§ Material for the task
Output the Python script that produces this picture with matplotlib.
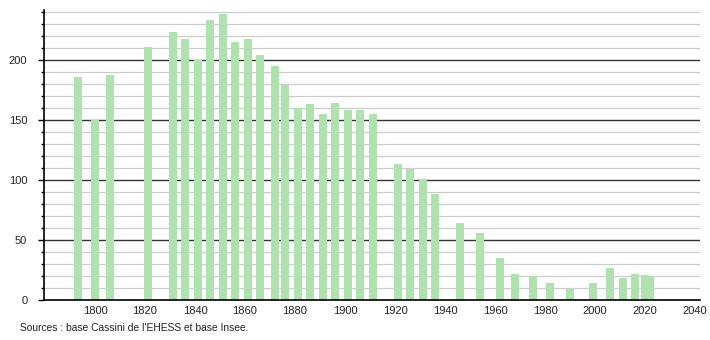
import matplotlib
matplotlib.use("Agg")
import matplotlib.pyplot as plt
from matplotlib.ticker import MultipleLocator

years = [1793, 1800, 1806, 1821, 1831, 1836, 1841, 1846, 1851, 1856, 1861, 1866,
         1872, 1876, 1881, 1886, 1891, 1896, 1901, 1906, 1911, 1921, 1926, 1931,
         1936, 1946, 1954, 1962, 1968, 1975, 1982, 1990, 1999, 2006, 2011, 2016,
         2020, 2022]
population = [186, 150, 187, 211, 223, 217, 200, 233, 238, 215, 217, 204,
              195, 179, 160, 163, 155, 164, 158, 158, 155, 113, 109, 101,
              88, 64, 56, 35, 22, 20, 14, 9, 14, 27, 18, 22,
              21, 20]
x_ticks = [1800, 1820, 1840, 1860, 1880, 1900, 1920, 1940, 1960, 1980, 2000, 2020, 2040]
source = "Sources : base Cassini de l'EHESS et base Insee."

plt.rcParams['font.family'] = ['Liberation Sans', 'DejaVu Sans']

fig = plt.figure(figsize=(7.1, 3.4), dpi=100)
ax = fig.add_axes([44/710, 1-300/340, (700-44)/710, (300-10)/340])

ax.set_xlim(1779.6, 2042)
ax.set_ylim(0, 241.5)

# grid
for v in range(10, 241, 10):
    if v % 50 == 0:
        ax.axhline(v, color='#333333', lw=1.0, zorder=1)
    else:
        ax.axhline(v, color='#cccccc', lw=0.9, zorder=1)

ax.bar(years, population, width=3.2, color='#b0e2b0', zorder=2, linewidth=0)

ax.yaxis.set_major_locator(MultipleLocator(50))
ax.yaxis.set_minor_locator(MultipleLocator(10))
ax.set_xticks(x_ticks)
ax.tick_params(axis='y', which='major', length=4, width=1, pad=8, labelsize=8, colors='#000000', labelcolor='#222222')
ax.tick_params(axis='y', which='minor', length=2, width=1, colors='#000000')
ax.tick_params(axis='x', which='both', length=0, pad=4, labelsize=8, labelcolor='#222222')

for s in ['top', 'right']:
    ax.spines[s].set_visible(False)
ax.spines['left'].set_linewidth(1.2)
ax.spines['bottom'].set_linewidth(1.2)
ax.spines['left'].set_zorder(3)
ax.spines['bottom'].set_zorder(3)

fig.text(20/710, 1-328/340, source, fontsize=7.4, color='#222222', va='center', ha='left')

fig.savefig('out.png', dpi=100)
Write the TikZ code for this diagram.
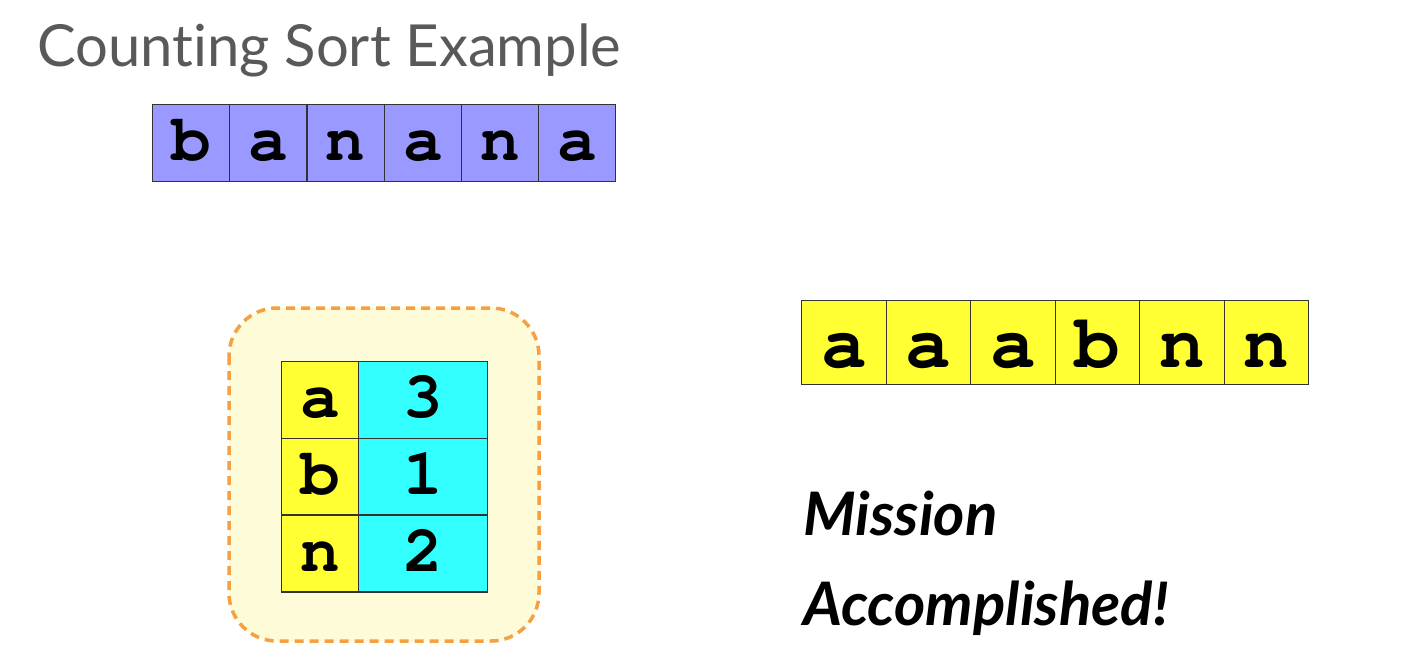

§ What you will do
Leave out the pictures. Transcribe only the lines above, from the first through the one that contains "ax.set_ylim(0, 241.5)".

§ Response to the task
Output the Python script that produces this picture with matplotlib.
import matplotlib
matplotlib.use("Agg")
import matplotlib.pyplot as plt
from matplotlib.ticker import MultipleLocator

years = [1793, 1800, 1806, 1821, 1831, 1836, 1841, 1846, 1851, 1856, 1861, 1866,
         1872, 1876, 1881, 1886, 1891, 1896, 1901, 1906, 1911, 1921, 1926, 1931,
         1936, 1946, 1954, 1962, 1968, 1975, 1982, 1990, 1999, 2006, 2011, 2016,
         2020, 2022]
population = [186, 150, 187, 211, 223, 217, 200, 233, 238, 215, 217, 204,
              195, 179, 160, 163, 155, 164, 158, 158, 155, 113, 109, 101,
              88, 64, 56, 35, 22, 20, 14, 9, 14, 27, 18, 22,
              21, 20]
x_ticks = [1800, 1820, 1840, 1860, 1880, 1900, 1920, 1940, 1960, 1980, 2000, 2020, 2040]
source = "Sources : base Cassini de l'EHESS et base Insee."

plt.rcParams['font.family'] = ['Liberation Sans', 'DejaVu Sans']

fig = plt.figure(figsize=(7.1, 3.4), dpi=100)
ax = fig.add_axes([44/710, 1-300/340, (700-44)/710, (300-10)/340])

ax.set_xlim(1779.6, 2042)
ax.set_ylim(0, 241.5)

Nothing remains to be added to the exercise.